The evidence against the Dopamine Theory of Schizophrenia exists. Amphetamine drugs work in more ways to increase dopamine levels. They also interfere with other neurotransmitter levels. Medications that block the function of dopamine receptors act on receptors rapidly. Nevertheless, these medications, in certain cases, take loner to effect a change on the behavior of patients with schizophrenia. The effects of dopamine blockers could be indirect or direct. These medications influence other systems that contribute to the impact of the symptoms of schizophrenia. New drugs used to treat schizophrenia, for instance, clozapine, block receptors from both serotonin and dopamine (Brekke, Raine, Ansel, Lencz & Bird, 1997).

While many researches have been directed to the indication of dopamine as responsible for the production of the symptoms of schizophrenia, it is still difficult to determine the exact involvement of dopamine. Increased levels of dopamine in the striatum cause some positive symptoms especially over-activity. However, the prefrontal cortex could also be responsible for certain positive symptoms. Patients suffering from schizophrenia have small frontal lobes and large ventricles. This is an evidence showing that lack of dopamine activity in the prefrontal cortex and limbic system leads to lack of inhibition in the production of dopaminergic pathways in the striatum (Brass & von Cramon, 2002).

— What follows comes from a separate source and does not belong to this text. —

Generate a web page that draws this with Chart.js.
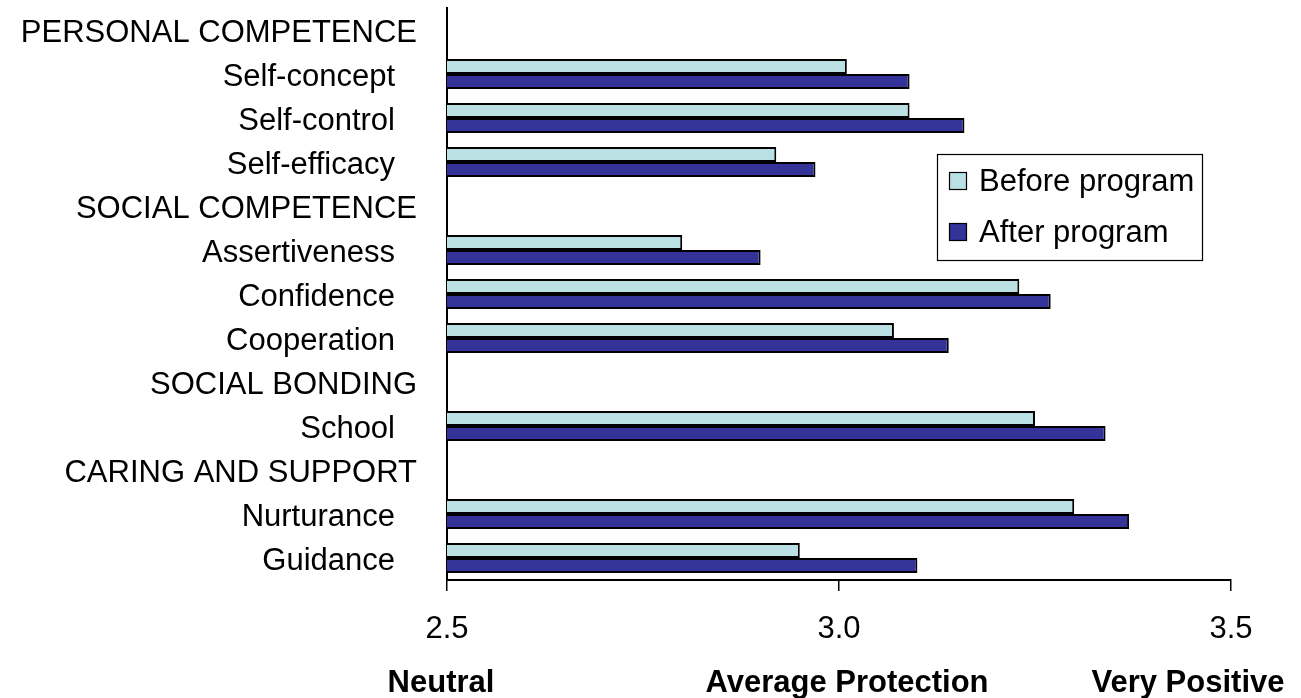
<!DOCTYPE html>
<html>
<head>
<meta charset="utf-8">
<title>Protective factors before and after the program</title>
<script src="https://cdn.jsdelivr.net/npm/chart.js@4.4.1/dist/chart.umd.min.js"></script>
<style>
  html, body { margin: 0; padding: 0; background: #ffffff; }
  #wrap { width: 1301px; height: 698px; }
</style>
</head>
<body>
<div id="wrap"><canvas id="chart" width="1301" height="698"></canvas></div>
<script>
// Rows of the chart, top to bottom; group headings carry no bars
const categories = [
  'PERSONAL COMPETENCE',
  'Self-concept',
  'Self-control',
  'Self-efficacy',
  'SOCIAL COMPETENCE',
  'Assertiveness',
  'Confidence',
  'Cooperation',
  'SOCIAL BONDING',
  'School',
  'CARING AND SUPPORT',
  'Nurturance',
  'Guidance'
];
const headings = ['PERSONAL COMPETENCE', 'SOCIAL COMPETENCE', 'SOCIAL BONDING', 'CARING AND SUPPORT'];

// Mean scores per row (null on heading rows)
const beforeProgram = [null, 3.01, 3.09, 2.92, null, 2.80, 3.23, 3.07, null, 3.25, null, 3.30, 2.95];
const afterProgram  = [null, 3.09, 3.16, 2.97, null, 2.90, 3.27, 3.14, null, 3.34, null, 3.37, 3.10];

const seriesNames = ['Before program', 'After program'];

// Value axis
const xTickValues = [2.5, 3.0, 3.5];
const scaleAnchors = ['Neutral', 'Average Protection', 'Very Positive'];

const FONT = '"Liberation Sans", Arial, Helvetica, sans-serif';

// Row labels: headings sit closer to the axis than the items under them
const rowLabels = {
  id: 'rowLabels',
  afterDraw(chart) {
    const { ctx, chartArea, scales } = chart;
    ctx.save();
    ctx.font = '31px ' + FONT;
    ctx.fillStyle = '#000';
    ctx.textAlign = 'right';
    ctx.textBaseline = 'alphabetic';
    categories.forEach((label, i) => {
      const y = scales.y.getPixelForValue(i);
      const isHeading = headings.includes(label);
      const x = chartArea.left - (isHeading ? 30 : 52);
      ctx.fillText(label, x, y + 11.5);
    });
    ctx.restore();
  }
};

// Bold captions under the value axis
const anchorCaptions = {
  id: 'anchorCaptions',
  afterDraw(chart) {
    const { ctx, scales } = chart;
    const offsets = [-6, 8, -43];
    ctx.save();
    ctx.font = 'bold 31px ' + FONT;
    ctx.fillStyle = '#000';
    ctx.textAlign = 'center';
    ctx.textBaseline = 'alphabetic';
    scaleAnchors.forEach((txt, i) => {
      const x = scales.x.getPixelForValue(xTickValues[i]) + offsets[i];
      ctx.fillText(txt, x, 692);
    });
    ctx.restore();
  }
};

// Boxed legend inside the plot area
const boxedLegend = {
  id: 'boxedLegend',
  afterDraw(chart) {
    const { ctx } = chart;
    const box = { x: 937, y: 154, w: 265, h: 106 };
    ctx.save();
    ctx.fillStyle = '#ffffff';
    ctx.fillRect(box.x, box.y, box.w, box.h);
    ctx.strokeStyle = '#000';
    ctx.lineWidth = 1.2;
    ctx.strokeRect(box.x + 0.5, box.y + 0.5, box.w, box.h);
    ctx.font = '31px ' + FONT;
    ctx.textAlign = 'left';
    ctx.textBaseline = 'alphabetic';
    chart.data.datasets.forEach((ds, i) => {
      const cy = 181 + i * 51;
      ctx.fillStyle = ds.backgroundColor;
      ctx.fillRect(949, cy - 9, 18, 18);
      ctx.strokeStyle = '#000';
      ctx.lineWidth = 1.2;
      ctx.strokeRect(949.5, cy - 8.5, 17, 17);
      ctx.fillStyle = '#000';
      ctx.fillText(ds.label, 979, cy + 10);
    });
    ctx.restore();
  }
};

new Chart(document.getElementById('chart'), {
  type: 'bar',
  data: {
    labels: categories,
    datasets: [
      {
        label: seriesNames[0],
        data: beforeProgram,
        backgroundColor: '#BBE0E3',
        borderColor: '#000000',
        borderWidth: 2,
        borderSkipped: false
      },
      {
        label: seriesNames[1],
        data: afterProgram,
        backgroundColor: '#333399',
        borderColor: '#000000',
        borderWidth: 2,
        borderSkipped: false
      }
    ]
  },
  options: {
    indexAxis: 'y',
    responsive: false,
    animation: false,
    devicePixelRatio: 1,
    barPercentage: 1,
    categoryPercentage: 30 / 44,
    layout: { padding: { top: 8, right: 70, left: 0, bottom: 0 } },
    plugins: {
      legend: { display: false },
      tooltip: { enabled: false },
      title: { display: false }
    },
    scales: {
      x: {
        type: 'linear',
        min: 2.5,
        max: 3.5,
        afterBuildTicks(axis) {
          axis.ticks = xTickValues.map(v => ({ value: v }));
        },
        afterFit(axis) { axis.height = 118; },
        ticks: {
          color: '#000',
          font: { family: FONT, size: 31 },
          padding: 20,
          maxRotation: 0,
          callback: v => Number(v).toFixed(1)
        },
        grid: {
          display: true,
          drawOnChartArea: false,
          drawTicks: true,
          tickLength: 11,
          color: '#000',
          lineWidth: 1.5
        },
        border: { display: true, color: '#000', width: 2 }
      },
      y: {
        type: 'category',
        afterFit(axis) { axis.width = 447; },
        ticks: { display: false },
        grid: { display: false, drawTicks: false },
        border: { display: true, color: '#000', width: 2 }
      }
    }
  },
  plugins: [rowLabels, anchorCaptions, boxedLegend]
});
</script>
</body>
</html>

The existence of interrelationships between dopamine and glutamate systems in terms of anatomy and function in the central nervous system suggests that there is an influence of dopamine neurotransmission brought about by the inhibition of the NMDA-R. For instance, the NMDA-R antagonists lower the corticofugal inhibition of subcortical dopamine neurons and enhance the rate of dopamine neurons. In the body of human beings, the PET studies done on dopamine receptor occupancy after acute injection of Ketamine show that NMDA-R antagonists cause the increase in the release of dopamine in the striatum. On the other hand, chronic injection of NMDA-R antagonists causes decreased release of dopamine (Asaad, Rainer & Miller, 2000).

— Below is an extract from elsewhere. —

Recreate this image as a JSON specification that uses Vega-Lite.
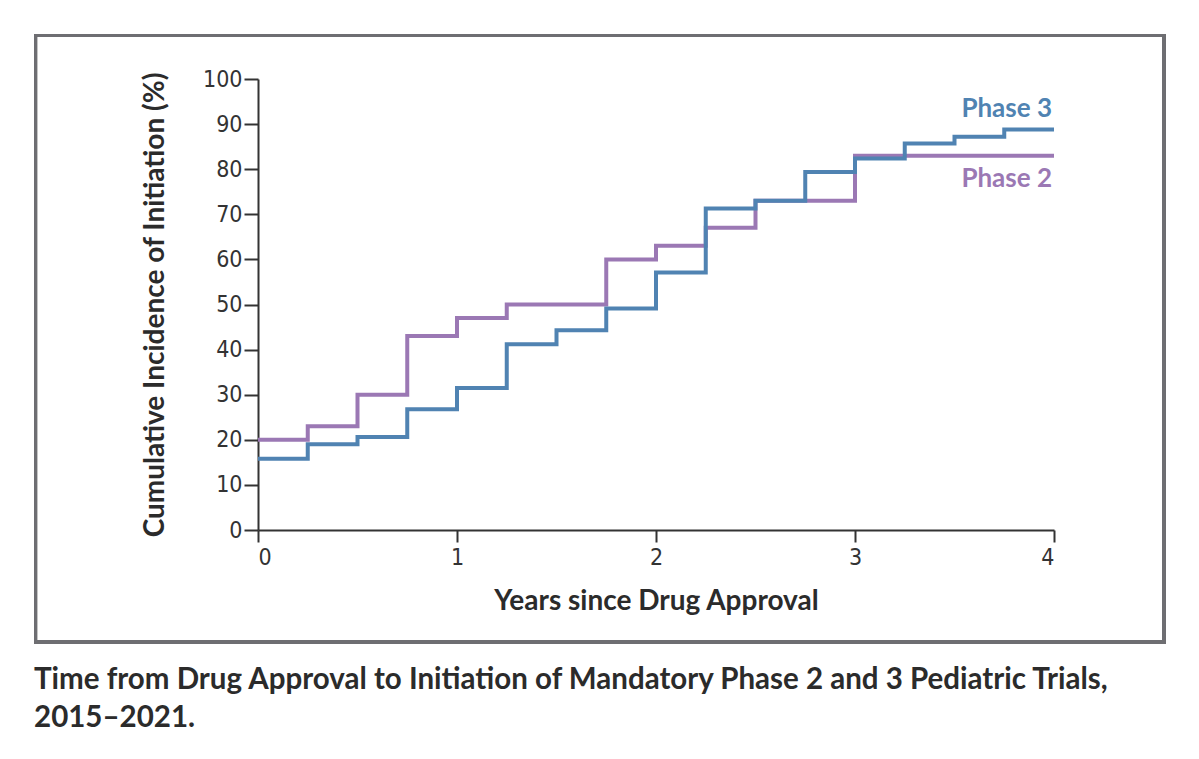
{
  "$schema": "https://vega.github.io/schema/vega-lite/v6.json",
  "width": 796,
  "height": 451,
  "autosize": {"type": "none"},
  "padding": {"left": 258, "top": 79, "right": 145, "bottom": 229},
  "background": "white",
  "config": {
    "view": {"stroke": null},
    "font": "Lato",
    "axis": {
      "domainColor": "#333333",
      "domainWidth": 2,
      "tickColor": "#333333",
      "tickWidth": 2,
      "grid": false,
      "labelFont": "DejaVu Sans Condensed, DejaVu Sans",
      "labelFontSize": 23,
      "labelColor": "#333333",
      "titleFont": "Lato",
      "titleFontWeight": "bold",
      "titleFontSize": 28,
      "titleColor": "#2b2b2b"
    }
  },
  "title": {
    "text": ["Time from Drug Approval to Initiation of Mandatory Phase 2 and 3 Pediatric Trials,", "2015–2021."],
    "orient": "bottom",
    "anchor": "start",
    "frame": "bounds",
    "font": "Lato",
    "fontSize": 29.5,
    "fontWeight": "bold",
    "color": "#2b2b2b",
    "lineHeight": 38,
    "offset": 22
  },
  "data": {
    "values": [
      {"series": "Phase 2", "years": 0, "pct": 20},
      {"series": "Phase 2", "years": 0.25, "pct": 23},
      {"series": "Phase 2", "years": 0.5, "pct": 30},
      {"series": "Phase 2", "years": 0.75, "pct": 43},
      {"series": "Phase 2", "years": 1, "pct": 47},
      {"series": "Phase 2", "years": 1.25, "pct": 50},
      {"series": "Phase 2", "years": 1.75, "pct": 60},
      {"series": "Phase 2", "years": 2, "pct": 63},
      {"series": "Phase 2", "years": 2.25, "pct": 67},
      {"series": "Phase 2", "years": 2.5, "pct": 73},
      {"series": "Phase 2", "years": 3, "pct": 83},
      {"series": "Phase 2", "years": 4, "pct": 83},
      {"series": "Phase 3", "years": 0, "pct": 15.8},
      {"series": "Phase 3", "years": 0.25, "pct": 19},
      {"series": "Phase 3", "years": 0.5, "pct": 20.6},
      {"series": "Phase 3", "years": 0.75, "pct": 26.8},
      {"series": "Phase 3", "years": 1, "pct": 31.5},
      {"series": "Phase 3", "years": 1.25, "pct": 41.2},
      {"series": "Phase 3", "years": 1.5, "pct": 44.3},
      {"series": "Phase 3", "years": 1.75, "pct": 49.1},
      {"series": "Phase 3", "years": 2, "pct": 57.1},
      {"series": "Phase 3", "years": 2.25, "pct": 71.3},
      {"series": "Phase 3", "years": 2.5, "pct": 73},
      {"series": "Phase 3", "years": 2.75, "pct": 79.4},
      {"series": "Phase 3", "years": 3, "pct": 82.4},
      {"series": "Phase 3", "years": 3.25, "pct": 85.7},
      {"series": "Phase 3", "years": 3.5, "pct": 87.2},
      {"series": "Phase 3", "years": 3.75, "pct": 88.8},
      {"series": "Phase 3", "years": 4, "pct": 88.8}
    ]
  },
  "encoding": {
    "x": {
      "field": "years",
      "type": "quantitative",
      "scale": {"domain": [0, 4], "nice": false, "zero": false},
      "axis": {"values": [0, 1, 2, 3, 4], "title": "Years since Drug Approval", "tickSize": 12, "labelPadding": 4, "titlePadding": 18, "format": "d"}
    },
    "y": {
      "field": "pct",
      "type": "quantitative",
      "scale": {"domain": [0, 100], "nice": false, "zero": false},
      "axis": {"values": [0, 10, 20, 30, 40, 50, 60, 70, 80, 90, 100], "title": "Cumulative Incidence of Initiation (%)", "tickSize": 14, "labelPadding": 2, "titlePadding": 33}
    }
  },
  "layer": [
    {
      "mark": {"type": "rect", "fill": null, "filled": false, "stroke": "#6e6e72", "strokeWidth": 3, "clip": false},
      "encoding": {
        "x": {"datum": -1.118},
        "x2": {"datum": 4.553},
        "y": {"datum": 109.66},
        "y2": {"datum": -24.86}
      }
    },
    {
      "mark": {"type": "line", "interpolate": "step-after", "strokeWidth": 4},
      "encoding": {
        "color": {
          "field": "series",
          "type": "nominal",
          "scale": {"domain": ["Phase 2", "Phase 3"], "range": ["#9b78b4", "#5083b2"]},
          "legend": null
        }
      }
    },
    {
      "transform": [{"filter": "datum.series === 'Phase 3' && datum.years === 4"}],
      "mark": {"type": "text", "align": "right", "baseline": "middle", "dx": -2, "dy": -21, "font": "Lato", "fontWeight": "bold", "fontSize": 26, "color": "#5083b2"},
      "encoding": {"text": {"field": "series"}}
    },
    {
      "transform": [{"filter": "datum.series === 'Phase 2' && datum.years === 4"}],
      "mark": {"type": "text", "align": "right", "baseline": "middle", "dx": -2, "dy": 23, "font": "Lato", "fontWeight": "bold", "fontSize": 26, "color": "#9b78b4"},
      "encoding": {"text": {"field": "series"}}
    }
  ]
}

Many neurotransmitter systems have been shows o be dysfunctional in cases of schizophrenia. In addition to that, immune system dysfunction in cases of schizophrenia and a negative relationship between rheumatoid arthritis and schizophrenia has also been implicated. Phagocytic immune cells known as microglia and found in the central nervous system are engaged in neuroproliferative and neurodegenerative functions. Current theory into the study of schizophrenia has suggested that the dysfunction of microglia that is caused by early central nervous viral exposure causes abnormal development of neurons and a further neurotransmitter dysfunction that is seen in cases of schizophrenia. Patients who have schizophrenia are found to have lower numbers of neurons in the dorsomedial nucleus that projects majorly to the prefrontal cortex (Addington & Addington, 1999).

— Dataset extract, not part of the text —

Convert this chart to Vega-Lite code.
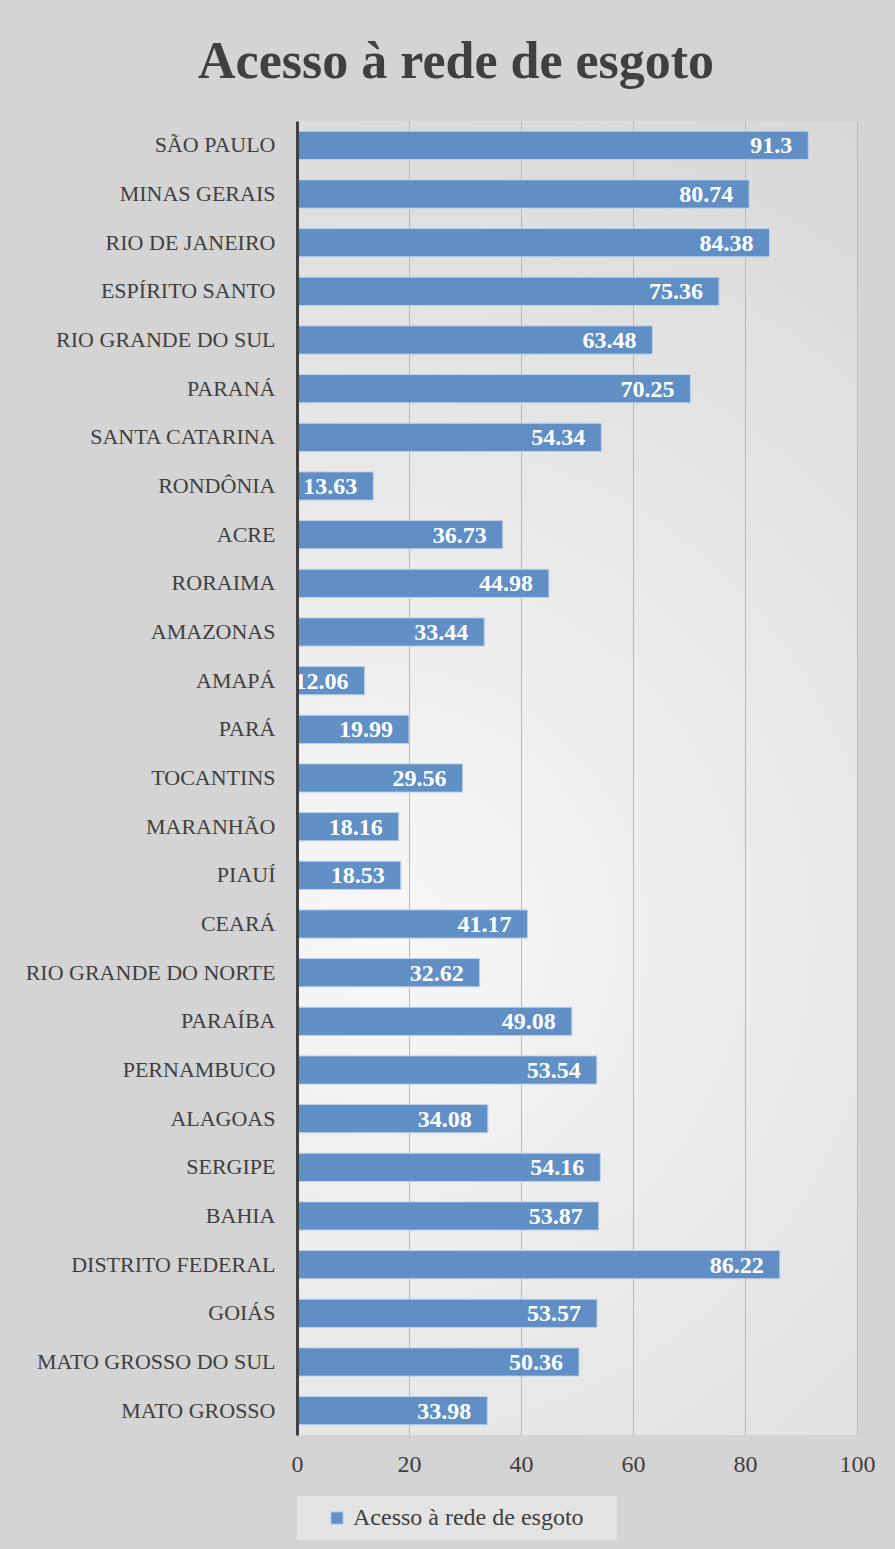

In conclusion, there is an evidence for the central role of neurotransmitter dysfunction in the presentation of schizophrenia as discussed above. The strengths of this have been seen in patients with schizophrenia who have reduced numbers of neurons. The limitations are that many studies focus on the relationship of dopamine and schizophrenia and feature neurotransmitter dysfunction at a decreased level. The limitation also occurs because of a range of differences with respect to neuronal parameters that occur in schizophrenia cases.